The car pulls to a stop at the lobby doors. The ride was so fast on an early Saturday morning. Too fast. He studies me with confident intensity as he waits for me to leave his car.
“Wade Donovan saves the day,” I say trying to muster up a sly Wade Donovan smile.
“Don’t worry, Emily,” he says. “Your secrets are safe with me.”
Perfect. He doesn’t even know my name. I’m so done with just about everything right now. I nod, give him an awkward wink and then saunter away barefoot refusing to give Wade or this bullshit world one more word.
I curl up on the sofa in my favorite flannel pajamas waiting for my hair to dry before I can sleep. I apply ointment to my cut toe from the first-aid kit my father checks on every time he visits. Once I secure the band-aid I carefully slide on thick cotton socks, the organic ones Kat gave me for Christmas.
There’s a half-watched movie I start on the DVR. A funny zombie movie. Eat zombies, eat. Make me forget this stupid loneliness that plagues me. I am forever uprooted. I am forever sickened by this game we play of vanity and power.
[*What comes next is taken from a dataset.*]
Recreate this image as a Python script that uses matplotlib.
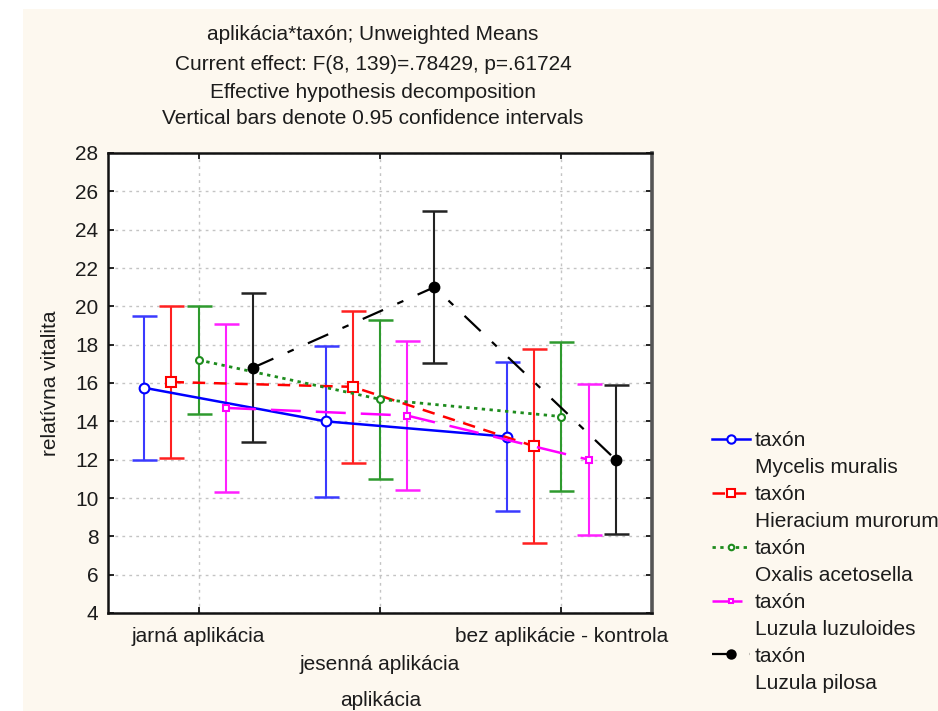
import matplotlib
matplotlib.use("Agg")
import matplotlib.pyplot as plt
from matplotlib.lines import Line2D
from matplotlib.patches import Rectangle
import numpy as np

plt.rcParams['font.family'] = ['Liberation Sans', 'DejaVu Sans']

# Categories on the x axis
applications = ['jarná aplikácia', 'jesenná aplikácia', 'bez aplikácie - kontrola']

# Taxa (legend order)
taxa = ['Mycelis muralis', 'Hieracium murorum', 'Oxalis acetosella',
        'Luzula luzuloides', 'Luzula pilosa']

# Unweighted means of relative vitality
mean_mycelis = [15.75, 14.0, 13.2]
mean_hieracium = [16.05, 15.8, 12.7]
mean_oxalis = [17.2, 15.15, 14.25]
mean_luzuloides = [14.7, 14.3, 12.0]
mean_pilosa = [16.8, 21.0, 12.0]

# Half-widths of the 0.95 confidence intervals
ci_mycelis = [3.75, 3.95, 3.9]
ci_hieracium = [3.95, 3.95, 5.05]
ci_oxalis = [2.8, 4.15, 3.9]
ci_luzuloides = [4.4, 3.9, 3.95]
ci_pilosa = [3.9, 3.95, 3.9]

yticks = list(range(4, 29, 2))

title_lines = ['aplikácia*taxón; Unweighted Means',
               'Current effect: F(8, 139)=.78429, p=.61724',
               'Effective hypothesis decomposition',
               'Vertical bars denote 0.95 confidence intervals']

means = [mean_mycelis, mean_hieracium, mean_oxalis, mean_luzuloides, mean_pilosa]
cis = [ci_mycelis, ci_hieracium, ci_oxalis, ci_luzuloides, ci_pilosa]

styles = [
    dict(color='#0000ff', ls='-', marker='o', ms=7, mfc='white', lw=1.8, eb='#3a3aff'),
    dict(color='#ff0000', ls=(0, (5, 3.5)), marker='s', ms=7, mfc='white', lw=1.8, eb='#ff2020'),
    dict(color='#1e8c1e', ls=(0, (1.2, 1.6)), marker='o', ms=5, mfc='white', lw=2.0, eb='#2e9a2e'),
    dict(color='#ff00ff', ls=(0, (12, 6)), marker='s', ms=4.5, mfc='white', lw=1.8, eb='#ff20ff'),
    dict(color='#000000', ls=(0, (10, 7, 3, 7)), marker='o', ms=7, mfc='black', lw=1.6, eb='#222222'),
]
offsets = [-0.3, -0.15, 0.0, 0.15, 0.3]

TXT = '#1c1c1c'
FS = 15

W, H = 938, 711
fig = plt.figure(figsize=(W / 100, H / 100), dpi=100)
fig.patch.set_facecolor('white')
fig.patches.append(Rectangle((23 / W, 0), 1 - 23 / W, 1 - 9 / H,
                             transform=fig.transFigure, facecolor='#fdf8ef',
                             edgecolor='none', zorder=-10))

ax = fig.add_axes([108 / W, 1 - 613 / H, (652 - 108) / W, (613 - 153) / H])
ax.set_facecolor('white')

x = np.arange(len(applications))
for m, c, st, off in zip(means, cis, styles, offsets):
    xs = x + off
    ax.errorbar(xs, m, yerr=c, fmt='none', ecolor=st['eb'], elinewidth=1.5,
                capsize=9, capthick=1.8, zorder=2)
    ax.plot(xs, m, color=st['color'], linestyle=st['ls'], lw=st['lw'],
            marker=st['marker'], markersize=st['ms'], markerfacecolor=st['mfc'],
            markeredgecolor=st['color'], markeredgewidth=1.5, zorder=3)

ax.set_xlim(-0.5, 2.5)
ax.set_ylim(4, 28)
ax.set_yticks(yticks)
ax.set_xticks(x)
ax.set_xticklabels(applications)
ax.grid(True, color='#c4c4c4', linestyle=(0, (2, 3)), lw=1.0)
ax.set_axisbelow(True)

ax.tick_params(axis='both', direction='in', length=4, width=1.2,
               top=True, right=True, labelsize=FS, labelcolor=TXT)
ax.tick_params(axis='y', pad=7)
ax.tick_params(axis='x', pad=10)
ax.get_xaxis().get_major_ticks()[1].set_pad(30)

for s in ['left', 'bottom', 'top']:
    ax.spines[s].set_linewidth(1.8)
    ax.spines[s].set_color('#111111')
ax.spines['right'].set_linewidth(2.6)
ax.spines['right'].set_color('#555555')

ax.set_ylabel('relatívna vitalita', fontsize=FS, color=TXT, labelpad=11)
fig.text(381 / W, 1 - 700 / H, 'aplikácia', ha='center', va='center',
         fontsize=FS, color=TXT)

title_y = [34, 65, 92, 119]
for t, yy in zip(title_lines, title_y):
    fig.text(373 / W, 1 - yy / H, t, ha='center', va='center',
             fontsize=FS, color=TXT)

# Legend: marker entry "taxón" followed by the taxon name on its own row
handles, labels = [], []
for name, st in zip(taxa, styles):
    handles.append(Line2D([], [], color=st['color'], linestyle=st['ls'], lw=st['lw'],
                          marker=st['marker'], markersize=st['ms'] - 1,
                          markerfacecolor=st['mfc'], markeredgecolor=st['color'],
                          markeredgewidth=1.5))
    labels.append('taxón')
    handles.append(Line2D([], [], linestyle='none'))
    labels.append(name)

leg = fig.legend(handles, labels, loc='upper left',
                 bbox_to_anchor=(704 / W, 1 - 423 / H), frameon=False,
                 fontsize=FS, handlelength=1.8, handletextpad=0.25,
                 labelspacing=0.38, borderaxespad=0)
for txt in leg.get_texts():
    txt.set_color(TXT)

fig.savefig('out.png', dpi=100, facecolor=fig.get_facecolor())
I want to fly a red kite as I run through the long grasses of my grandparents’ farm. I want to get drunk off homemade appleberry wine in the sweaty moonlight. I want to be found hiding in a cornfield by the shy boy who has waited years to deliver his nervous kiss.
Somewhere in the heart of that alternate life, that dream of another world, my mother would be alive and laughing. Her laughter was like manna from heaven. Not even her cancer could stop her from laughing until one day it made it stop forever.
Eat zombies, eat. Eat my brain and all my thoughts too. I want to sleep the whole day as if it were the blackest night.